No excuses now
Major changes are coming to K-12 education in the state, and most of them aren’t good. Minnesota Democrats took full advantage of their trifecta and passed an education omnibus bill that imposes burdensome mandates and contentious policies on school districts and charter schools statewide.
With a historic education spending budget of $23.2 billion over the next two years (about a third of the total state budget), we will see if these dollars can do what previous funding increases haven’t done before to boost student achievement. No excuses for not being “fully funded,” or that schools need this or that to help students start growing academically. DFL legislators were in full control, so we will finally see our public school system improve, right?

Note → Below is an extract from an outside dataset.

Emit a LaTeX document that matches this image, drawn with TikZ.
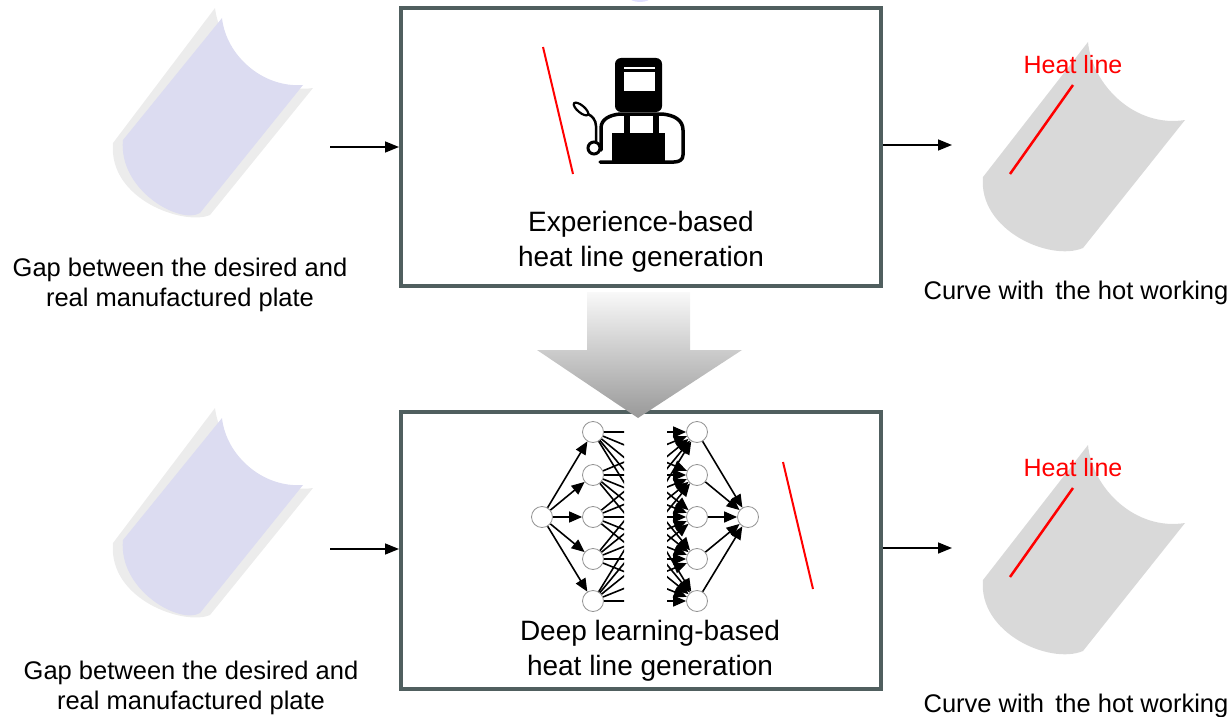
\documentclass[tikz,border=0pt]{standalone}
\usepackage{fontspec}
\setmainfont{Liberation Sans}
\usetikzlibrary{arrows.meta}
\definecolor{boxgray}{RGB}{80,95,95}
\definecolor{platelav}{RGB}{220,220,241}
\definecolor{plateshadow}{RGB}{236,236,236}
\definecolor{plategray}{RGB}{217,217,217}
\definecolor{heatred}{RGB}{255,0,0}

\begin{document}
\begin{tikzpicture}[x=1pt,y=-1pt,
  procbox/.style={draw=boxgray,line width=4pt,fill=white,minimum width=480pt,minimum height=277pt,inner sep=0pt},
  flowarrow/.style={line width=1.5pt,-{Triangle[length=14pt,width=11pt]}},
  neuron/.style={circle,draw=gray!85,fill=white,line width=0.8pt,minimum size=21pt,inner sep=0pt},
  netarrow/.style={line width=1.6pt,-{Triangle[length=13pt,width=11pt]}},
  sidelabel/.style={align=center,font=\fontsize{25.5}{29.5}\selectfont,inner sep=0pt},
  boxlabel/.style={align=center,font=\fontsize{28}{35}\selectfont,inner sep=0pt},
  heatlabel/.style={text=heatred,font=\fontsize{25}{30}\selectfont,inner sep=0pt}]
\useasboundingbox (0,0) rectangle (1232,717);

%Shape: plates before hot working
\foreach \dy in {0,400} {
\begin{scope}[shift={(0,\dy)}]
\fill[plateshadow] (215,8) .. controls (220,50) and (265,95) .. (313,88) -- (210,215) .. controls (185,226) and (108,200) .. (113,143) -- cycle;
\fill[platelav] (222,18) .. controls (226,55) and (262,88) .. (303,85) -- (200,213) .. controls (180,225) and (118,190) .. (123,140) -- cycle;
\end{scope}
}
%Shape: plates after hot working
\foreach \dy in {0,403} {
\begin{scope}[shift={(0,\dy)}]
\fill[plategray] (1088,42) .. controls (1092,85) and (1135,128) .. (1185,120) -- (1083,248) .. controls (1050,262) and (978,230) .. (983,177) -- cycle;
\draw[heatred,line width=2.5pt] (1073,85) -- (1010,174);
\end{scope}
}

%Shape: Rectangle
\node[procbox] (expbox) at (641,147) {};
%Shape: Rectangle
\node[procbox] (dlbox) at (641,550.5) {};

%Straight Lines
\coordinate (gapA) at (330,147);
\coordinate (gapB) at (330,549);
\coordinate (curveA) at (952,145);
\coordinate (curveB) at (952,548);
\draw[flowarrow] (gapA) -- (gapA -| expbox.west);
\draw[flowarrow] (curveA -| expbox.east) -- (curveA);
\draw[flowarrow] (gapB) -- (gapB -| dlbox.west);
\draw[flowarrow] (curveB -| dlbox.east) -- (curveB);

%Shape: welder
\fill[rounded corners=6pt] (615,58) rectangle (662,112);
\fill[white] (624,67) rectangle (655,69);
\fill[white] (624,72) rectangle (655,91);
\draw[line width=3.5pt,line join=round,line cap=round] (601,150) -- (601,128) .. controls (601,119) and (610,115) .. (620,114) -- (662,114) .. controls (674,115) and (683,120) .. (683,130) -- (683,155) .. controls (683,160) and (679,162) .. (674,162) -- (600,162);
\fill (612,133) rectangle (665,163);
\fill (624,114) rectangle (630,133);
\fill (653,114) rectangle (659,133);
\draw[line width=3pt,fill=white] (594,148) circle (6);
\draw[line width=2.5pt] (596,141) -- (596,126) .. controls (596,120) and (592,116) .. (588,114);
\draw[line width=2.2pt,rotate around={-40:(581,109)}] (581,109) ellipse (9 and 3.5);
\draw[heatred,line width=2pt] (543,47) -- (573,174);

%Shape: network
\node[neuron] (inp) at (542,517) {};
\foreach \i/\y in {1/432,2/475,3/517,4/559,5/601} {
  \node[neuron] (la\i) at (593,\y) {};
  \node[neuron] (lb\i) at (697,\y) {};
}
\node[neuron] (outp) at (748,517) {};
\foreach \i in {1,...,5} {
  \draw[netarrow] (inp) -- (la\i);
  \draw[netarrow] (lb\i) -- (outp);
}
% hidden links, cut in the middle
\begin{scope}
  \clip (560,415) rectangle (624,620);
  \foreach \i in {1,...,5} \foreach \j in {1,...,5} \draw[line width=1.6pt] (la\i) -- (lb\j);
\end{scope}
\begin{scope}
  \clip (667,415) rectangle (700,620);
  \foreach \i in {1,...,5} \foreach \j in {1,...,5} \draw[netarrow] (la\i) -- (lb\j);
\end{scope}
\draw[heatred,line width=2pt] (783,462) -- (813,589);

%Shape: down arrow
\shade[top color=gray!5,bottom color=gray!80] (587,292) -- (690,292) -- (690,350) -- (742,350) -- (638,418) -- (537,350) -- (587,350) -- cycle;

% Text Node
\node[boxlabel] (explbl) at (641,242) {Experience-based\\heat line generation};
% Text Node
\node[boxlabel] (dllbl) at (650,651) {Deep learning-based\\heat line generation};
% Text Node
\node[sidelabel] (gaplblA) at (180,285) {Gap between the desired and\\real manufactured plate};
% Text Node
\node[sidelabel] (gaplblB) at (191,688) {Gap between the desired and\\real manufactured plate};
% Text Node
\node[sidelabel] (curvelblA) at (1076,293) {Curve with\ \,the hot working};
% Text Node
\node[sidelabel] (curvelblB) at (1076,706) {Curve with\ \,the hot working};
% Text Node
\node[heatlabel] (heatlblA) at (1073,65) {Heat line};
% Text Node
\node[heatlabel] (heatlblB) at (1073,468) {Heat line};

\fill[blue!12] (640,-3) ellipse (11 and 5);
\end{tikzpicture}
\end{document}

Forgive the skepticism, it’s just that two years ago the legislature passed what was then the largest increase to the K-12 education funding formula in 15 years. But not even a year after the historic spending hike of half a billion dollars, Minnesota’s schools were apparently on the brink of collapse.
Now, with $2.26 billion in new funding for schools — but no accountability for academic achievement — there is concern that the new dollars are attached to too many new mandates, including unfunded ones, that will drain school budgets, leave school districts treading water financially, and students still without the skills they need to be informed and engaged members of society.
Ethnic studies for all schools
American Experiment has written much on efforts to shift our education system from its traditional focus on excellence and pragmatic instruction to an ideological mission focused on reshaping students’ attitudes and beliefs to advance a political agenda.
The latest vehicle for this is critical social justice ideology, which is laced strategically through ethnic studies. Unlike the importance of elevating the cultures, backgrounds, and contributions of all the people who have shaped our great state and country, this version of ethnic studies will inject reductive, racialized thinking into every Minnesota public classroom under innocuous terms.
High schools will have to offer an ethnic studies course by the 2026-27 school year, and elementary and middle schools will have to offer the course by the 2027-28 school year. Ethnic studies is to be embedded into all academic standards. Students must be allowed to take a course on this topic to satisfy their social studies requirement and can use the course to fulfill a language arts, arts, math, or science credit if the course meets the applicable standards.
The bill defines ethnic studies in this ideologically-loaded way:
“Ethnic studies” means the interdisciplinary study of race, ethnicity, and indigeneity with a focus on the experiences and perspectives of people of color within and beyond the United States. Ethnic studies analyzes the ways in which race and racism have been and continue to be social, cultural, and political forces, and the connection of race to the stratification of other groups, including stratification based on the protected classes.
The Minnesota Department of Education will have to create an Ethnic Studies Working Group to advise the commissioner of education on an ethnic studies framework. The Minnesota Ethnic Studies Coalition — a tactical arm of the activist organization Education for Liberation Minnesota — will provide input on who the commissioner should appoint to serve in this group.
Minnesota school boards are tasked with adopting a comprehensive, long-term strategic plan to support and improve teaching and learning. With that comes selecting curriculum that will have to be “rigorous, accurate, antiracist, and culturally sustaining.”
What constitutes “accurate” is not defined. (Consider, for example, school districts that use The 1619 Project curriculum despite many historians calling into question its accuracy.)
“Antiracist” is defined as “actively working to identify and eliminate racism in all forms in order to change policies, behaviors, and beliefs that perpetuate racist ideas and actions.” “Culturally sustaining” is defined as “integrating content and practices that infuse the culture and language of Black, Indigenous, and People of Color communities who have been and continue to be harmed and erased through the education system.”
School boards will also have to plan out how to address “institutional racism,” which is defined as “structures, policies, and practices within and across institutions that produce outcomes that disadvantage those who are Black, Indigenous, and People of Color.” The education omnibus bill language links racial disparities to racism.
The biggest win for students in this bill is the requirement for school districts, teachers, and teacher preparation programs to use evidence-based reading instruction strategies.
Over 52 percent of Minnesota’s 3rd graders can’t read at grade level as measured by the state’s Minnesota Comprehensive Assessment, and 4th grade reading scores on national assessments are the lowest they have been in 30 years and below the national average.
While many sounded the alarm long ago on Minnesota’s struggle to help a number of students become literate, this statewide overhaul of literacy education to ensure that educators are teaching reading using effective strategies is encouraging.
“Evidence-based” instructional strategies must focus on phonological and phonemic awareness, phonics and decoding, spelling, fluency, vocabulary, oral language, and comprehension. The bill’s language specifically states that the three-cueing system, an ineffective reading instruction strategy that teaches students to use visual cues when attempting to read an unknown word, is not evidence-based instruction.
What will Minnesota students — and their families — get for the hefty price tag on their education? DFL legislators have said this education bill is “transformational.” I fear it is so, just in mostly the wrong ways.